*Information supplied*.

** BEGIN **

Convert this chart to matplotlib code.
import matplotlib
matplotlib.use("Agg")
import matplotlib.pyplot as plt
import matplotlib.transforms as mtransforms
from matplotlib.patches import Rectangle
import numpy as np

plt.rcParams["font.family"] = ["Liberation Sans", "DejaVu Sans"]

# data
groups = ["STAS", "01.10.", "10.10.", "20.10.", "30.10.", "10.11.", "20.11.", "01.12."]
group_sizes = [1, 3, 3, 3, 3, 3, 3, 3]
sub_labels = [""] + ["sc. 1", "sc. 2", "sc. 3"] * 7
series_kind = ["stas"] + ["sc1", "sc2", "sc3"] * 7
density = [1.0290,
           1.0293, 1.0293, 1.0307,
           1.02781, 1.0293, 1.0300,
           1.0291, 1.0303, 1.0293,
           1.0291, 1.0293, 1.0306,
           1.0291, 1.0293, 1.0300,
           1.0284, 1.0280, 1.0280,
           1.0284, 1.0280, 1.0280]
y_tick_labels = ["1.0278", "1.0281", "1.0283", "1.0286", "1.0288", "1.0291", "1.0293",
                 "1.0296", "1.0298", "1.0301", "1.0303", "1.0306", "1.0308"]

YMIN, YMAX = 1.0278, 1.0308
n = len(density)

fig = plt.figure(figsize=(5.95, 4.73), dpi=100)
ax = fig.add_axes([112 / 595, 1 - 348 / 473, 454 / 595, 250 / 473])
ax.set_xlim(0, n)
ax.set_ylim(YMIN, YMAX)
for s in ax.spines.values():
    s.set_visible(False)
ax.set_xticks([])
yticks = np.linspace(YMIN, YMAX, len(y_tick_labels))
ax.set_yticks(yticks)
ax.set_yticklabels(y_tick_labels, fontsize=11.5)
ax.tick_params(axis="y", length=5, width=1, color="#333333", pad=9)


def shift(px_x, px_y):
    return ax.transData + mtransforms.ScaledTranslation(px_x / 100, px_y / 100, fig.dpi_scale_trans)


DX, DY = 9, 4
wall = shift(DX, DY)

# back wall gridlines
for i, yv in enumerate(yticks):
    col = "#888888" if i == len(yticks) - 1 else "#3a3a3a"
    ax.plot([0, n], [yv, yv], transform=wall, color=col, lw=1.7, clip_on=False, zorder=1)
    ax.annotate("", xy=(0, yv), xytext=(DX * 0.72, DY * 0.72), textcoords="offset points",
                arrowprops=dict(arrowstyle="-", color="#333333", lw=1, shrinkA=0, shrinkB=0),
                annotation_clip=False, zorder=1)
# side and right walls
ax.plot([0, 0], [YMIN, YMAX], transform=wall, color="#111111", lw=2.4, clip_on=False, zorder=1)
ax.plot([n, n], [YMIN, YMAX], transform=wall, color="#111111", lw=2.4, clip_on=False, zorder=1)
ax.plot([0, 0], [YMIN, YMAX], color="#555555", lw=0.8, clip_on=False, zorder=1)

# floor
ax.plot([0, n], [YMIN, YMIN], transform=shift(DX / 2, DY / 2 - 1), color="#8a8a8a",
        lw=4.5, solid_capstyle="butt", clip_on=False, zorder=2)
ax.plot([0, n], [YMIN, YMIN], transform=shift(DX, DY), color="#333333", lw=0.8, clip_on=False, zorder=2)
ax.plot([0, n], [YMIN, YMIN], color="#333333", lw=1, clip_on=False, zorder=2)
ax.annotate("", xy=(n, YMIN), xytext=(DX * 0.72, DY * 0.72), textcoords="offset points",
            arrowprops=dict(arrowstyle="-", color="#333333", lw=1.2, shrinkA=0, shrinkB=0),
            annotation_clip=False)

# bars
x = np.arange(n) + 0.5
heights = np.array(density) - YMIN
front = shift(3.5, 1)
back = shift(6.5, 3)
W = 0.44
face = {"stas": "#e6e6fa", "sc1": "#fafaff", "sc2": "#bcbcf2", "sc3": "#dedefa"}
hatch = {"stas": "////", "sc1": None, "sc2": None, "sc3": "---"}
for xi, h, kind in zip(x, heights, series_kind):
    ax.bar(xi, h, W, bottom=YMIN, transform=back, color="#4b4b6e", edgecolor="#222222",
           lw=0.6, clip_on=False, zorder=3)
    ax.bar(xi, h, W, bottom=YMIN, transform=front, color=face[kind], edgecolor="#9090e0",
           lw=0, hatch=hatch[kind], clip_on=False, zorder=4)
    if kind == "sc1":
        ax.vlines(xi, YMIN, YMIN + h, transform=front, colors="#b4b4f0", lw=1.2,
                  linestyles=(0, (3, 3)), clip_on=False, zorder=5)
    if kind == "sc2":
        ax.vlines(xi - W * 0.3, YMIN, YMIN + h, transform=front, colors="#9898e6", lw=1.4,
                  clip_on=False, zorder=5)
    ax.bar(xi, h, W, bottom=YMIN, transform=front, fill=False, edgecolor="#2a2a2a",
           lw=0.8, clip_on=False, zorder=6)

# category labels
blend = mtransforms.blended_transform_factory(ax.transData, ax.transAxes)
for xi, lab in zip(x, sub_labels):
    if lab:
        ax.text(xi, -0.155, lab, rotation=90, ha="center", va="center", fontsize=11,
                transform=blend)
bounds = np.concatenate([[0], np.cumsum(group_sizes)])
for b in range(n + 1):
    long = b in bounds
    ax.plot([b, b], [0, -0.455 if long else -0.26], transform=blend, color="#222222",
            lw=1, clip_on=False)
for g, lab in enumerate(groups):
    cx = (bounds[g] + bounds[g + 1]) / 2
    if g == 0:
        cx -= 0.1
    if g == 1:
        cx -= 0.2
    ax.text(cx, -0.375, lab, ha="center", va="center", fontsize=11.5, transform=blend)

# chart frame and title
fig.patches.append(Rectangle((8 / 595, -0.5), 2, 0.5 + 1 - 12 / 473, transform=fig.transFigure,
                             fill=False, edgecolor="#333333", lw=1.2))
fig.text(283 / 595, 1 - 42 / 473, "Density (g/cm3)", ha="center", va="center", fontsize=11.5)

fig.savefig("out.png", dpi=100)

** END **
** BEGIN **

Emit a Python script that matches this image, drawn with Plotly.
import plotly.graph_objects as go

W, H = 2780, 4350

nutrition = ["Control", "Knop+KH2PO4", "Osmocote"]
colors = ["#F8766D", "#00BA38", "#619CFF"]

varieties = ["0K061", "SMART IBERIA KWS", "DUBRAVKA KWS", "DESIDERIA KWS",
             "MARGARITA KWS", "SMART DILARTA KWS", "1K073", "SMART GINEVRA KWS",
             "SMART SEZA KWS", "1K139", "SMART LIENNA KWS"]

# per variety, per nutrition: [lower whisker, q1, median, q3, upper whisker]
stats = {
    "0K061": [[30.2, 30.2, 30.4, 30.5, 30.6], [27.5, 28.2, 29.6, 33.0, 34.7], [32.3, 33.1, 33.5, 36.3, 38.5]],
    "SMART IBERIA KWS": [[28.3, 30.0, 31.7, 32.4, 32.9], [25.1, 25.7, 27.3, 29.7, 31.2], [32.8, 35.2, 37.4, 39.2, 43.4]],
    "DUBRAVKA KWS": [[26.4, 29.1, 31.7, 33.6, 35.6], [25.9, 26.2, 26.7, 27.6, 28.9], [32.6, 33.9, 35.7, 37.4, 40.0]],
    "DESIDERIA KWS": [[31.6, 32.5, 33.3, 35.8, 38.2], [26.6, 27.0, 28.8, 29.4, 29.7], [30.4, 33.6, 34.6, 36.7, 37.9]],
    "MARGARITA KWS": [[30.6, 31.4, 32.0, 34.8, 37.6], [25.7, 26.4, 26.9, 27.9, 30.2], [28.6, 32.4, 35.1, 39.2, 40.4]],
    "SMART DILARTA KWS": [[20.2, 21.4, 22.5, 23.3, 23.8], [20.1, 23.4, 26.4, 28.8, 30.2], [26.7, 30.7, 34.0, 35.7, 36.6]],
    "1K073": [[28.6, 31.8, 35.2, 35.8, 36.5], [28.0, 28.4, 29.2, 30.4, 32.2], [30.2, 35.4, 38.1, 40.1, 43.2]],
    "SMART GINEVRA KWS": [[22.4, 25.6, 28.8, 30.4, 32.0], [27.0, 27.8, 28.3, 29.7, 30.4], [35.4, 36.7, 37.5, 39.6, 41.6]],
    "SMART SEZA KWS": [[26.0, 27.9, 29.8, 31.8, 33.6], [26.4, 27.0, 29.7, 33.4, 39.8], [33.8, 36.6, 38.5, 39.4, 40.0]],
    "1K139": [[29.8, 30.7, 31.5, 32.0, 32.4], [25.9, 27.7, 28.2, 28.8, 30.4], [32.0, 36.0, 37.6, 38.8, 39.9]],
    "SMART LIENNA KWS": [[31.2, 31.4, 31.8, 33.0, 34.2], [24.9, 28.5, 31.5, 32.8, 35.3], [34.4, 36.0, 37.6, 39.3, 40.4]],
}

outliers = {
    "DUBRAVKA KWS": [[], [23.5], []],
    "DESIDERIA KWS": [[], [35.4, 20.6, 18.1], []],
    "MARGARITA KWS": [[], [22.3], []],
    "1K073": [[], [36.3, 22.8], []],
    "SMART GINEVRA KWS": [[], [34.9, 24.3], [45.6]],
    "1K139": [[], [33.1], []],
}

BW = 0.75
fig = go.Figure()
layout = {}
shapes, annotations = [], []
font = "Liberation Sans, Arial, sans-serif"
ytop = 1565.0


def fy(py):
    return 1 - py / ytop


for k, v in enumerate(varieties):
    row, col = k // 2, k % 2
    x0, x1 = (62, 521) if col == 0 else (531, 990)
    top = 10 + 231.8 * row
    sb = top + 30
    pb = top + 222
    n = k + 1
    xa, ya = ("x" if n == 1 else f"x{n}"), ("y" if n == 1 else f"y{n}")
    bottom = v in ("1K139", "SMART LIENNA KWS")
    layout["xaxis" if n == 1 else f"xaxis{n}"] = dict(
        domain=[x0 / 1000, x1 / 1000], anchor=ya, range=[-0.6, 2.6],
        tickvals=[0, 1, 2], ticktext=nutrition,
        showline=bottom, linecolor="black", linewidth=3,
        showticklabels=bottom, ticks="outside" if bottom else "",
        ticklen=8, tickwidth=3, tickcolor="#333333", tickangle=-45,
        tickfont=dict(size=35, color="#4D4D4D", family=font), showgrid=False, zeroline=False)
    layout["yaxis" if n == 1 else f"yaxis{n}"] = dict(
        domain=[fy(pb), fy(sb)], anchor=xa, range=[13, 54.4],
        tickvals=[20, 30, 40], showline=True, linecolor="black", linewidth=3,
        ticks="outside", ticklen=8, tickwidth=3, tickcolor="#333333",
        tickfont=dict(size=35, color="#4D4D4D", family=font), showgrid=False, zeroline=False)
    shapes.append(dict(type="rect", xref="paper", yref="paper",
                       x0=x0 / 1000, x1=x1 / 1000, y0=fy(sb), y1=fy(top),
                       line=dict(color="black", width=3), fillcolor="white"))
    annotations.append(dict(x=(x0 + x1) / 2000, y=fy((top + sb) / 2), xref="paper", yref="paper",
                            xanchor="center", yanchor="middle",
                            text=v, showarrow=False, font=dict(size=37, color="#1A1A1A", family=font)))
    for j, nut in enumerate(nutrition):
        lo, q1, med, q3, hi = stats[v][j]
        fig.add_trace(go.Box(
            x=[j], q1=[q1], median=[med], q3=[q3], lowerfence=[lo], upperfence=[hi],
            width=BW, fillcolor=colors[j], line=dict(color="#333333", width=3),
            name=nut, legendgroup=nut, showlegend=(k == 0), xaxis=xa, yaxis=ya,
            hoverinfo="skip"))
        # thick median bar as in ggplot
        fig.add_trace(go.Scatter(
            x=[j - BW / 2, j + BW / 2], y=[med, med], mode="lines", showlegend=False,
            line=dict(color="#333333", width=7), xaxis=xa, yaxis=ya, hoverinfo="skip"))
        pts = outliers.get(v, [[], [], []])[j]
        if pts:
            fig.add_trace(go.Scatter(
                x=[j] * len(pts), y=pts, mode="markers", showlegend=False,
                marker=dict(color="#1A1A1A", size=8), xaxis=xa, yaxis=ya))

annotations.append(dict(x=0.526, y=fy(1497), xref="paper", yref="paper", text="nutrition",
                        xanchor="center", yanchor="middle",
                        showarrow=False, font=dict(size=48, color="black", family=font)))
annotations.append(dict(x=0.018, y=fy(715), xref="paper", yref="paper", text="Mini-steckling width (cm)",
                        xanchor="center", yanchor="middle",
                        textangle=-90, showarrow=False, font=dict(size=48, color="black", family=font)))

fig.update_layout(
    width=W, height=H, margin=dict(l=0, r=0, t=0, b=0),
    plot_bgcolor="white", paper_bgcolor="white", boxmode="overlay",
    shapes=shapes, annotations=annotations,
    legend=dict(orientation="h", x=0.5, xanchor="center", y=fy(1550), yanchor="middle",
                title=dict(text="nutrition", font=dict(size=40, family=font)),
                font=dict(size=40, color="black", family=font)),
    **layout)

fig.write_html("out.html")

** END **

*Task instructions*.
Retype exactly, and only, the lines from the one containing "Convert this chart to matplotlib code." through the one containing "wall = shift(DX, DY)", both included.

*Exercise output*.
Convert this chart to matplotlib code.
import matplotlib
matplotlib.use("Agg")
import matplotlib.pyplot as plt
import matplotlib.transforms as mtransforms
from matplotlib.patches import Rectangle
import numpy as np

plt.rcParams["font.family"] = ["Liberation Sans", "DejaVu Sans"]

# data
groups = ["STAS", "01.10.", "10.10.", "20.10.", "30.10.", "10.11.", "20.11.", "01.12."]
group_sizes = [1, 3, 3, 3, 3, 3, 3, 3]
sub_labels = [""] + ["sc. 1", "sc. 2", "sc. 3"] * 7
series_kind = ["stas"] + ["sc1", "sc2", "sc3"] * 7
density = [1.0290,
           1.0293, 1.0293, 1.0307,
           1.02781, 1.0293, 1.0300,
           1.0291, 1.0303, 1.0293,
           1.0291, 1.0293, 1.0306,
           1.0291, 1.0293, 1.0300,
           1.0284, 1.0280, 1.0280,
           1.0284, 1.0280, 1.0280]
y_tick_labels = ["1.0278", "1.0281", "1.0283", "1.0286", "1.0288", "1.0291", "1.0293",
                 "1.0296", "1.0298", "1.0301", "1.0303", "1.0306", "1.0308"]

YMIN, YMAX = 1.0278, 1.0308
n = len(density)

fig = plt.figure(figsize=(5.95, 4.73), dpi=100)
ax = fig.add_axes([112 / 595, 1 - 348 / 473, 454 / 595, 250 / 473])
ax.set_xlim(0, n)
ax.set_ylim(YMIN, YMAX)
for s in ax.spines.values():
    s.set_visible(False)
ax.set_xticks([])
yticks = np.linspace(YMIN, YMAX, len(y_tick_labels))
ax.set_yticks(yticks)
ax.set_yticklabels(y_tick_labels, fontsize=11.5)
ax.tick_params(axis="y", length=5, width=1, color="#333333", pad=9)


def shift(px_x, px_y):
    return ax.transData + mtransforms.ScaledTranslation(px_x / 100, px_y / 100, fig.dpi_scale_trans)


DX, DY = 9, 4
wall = shift(DX, DY)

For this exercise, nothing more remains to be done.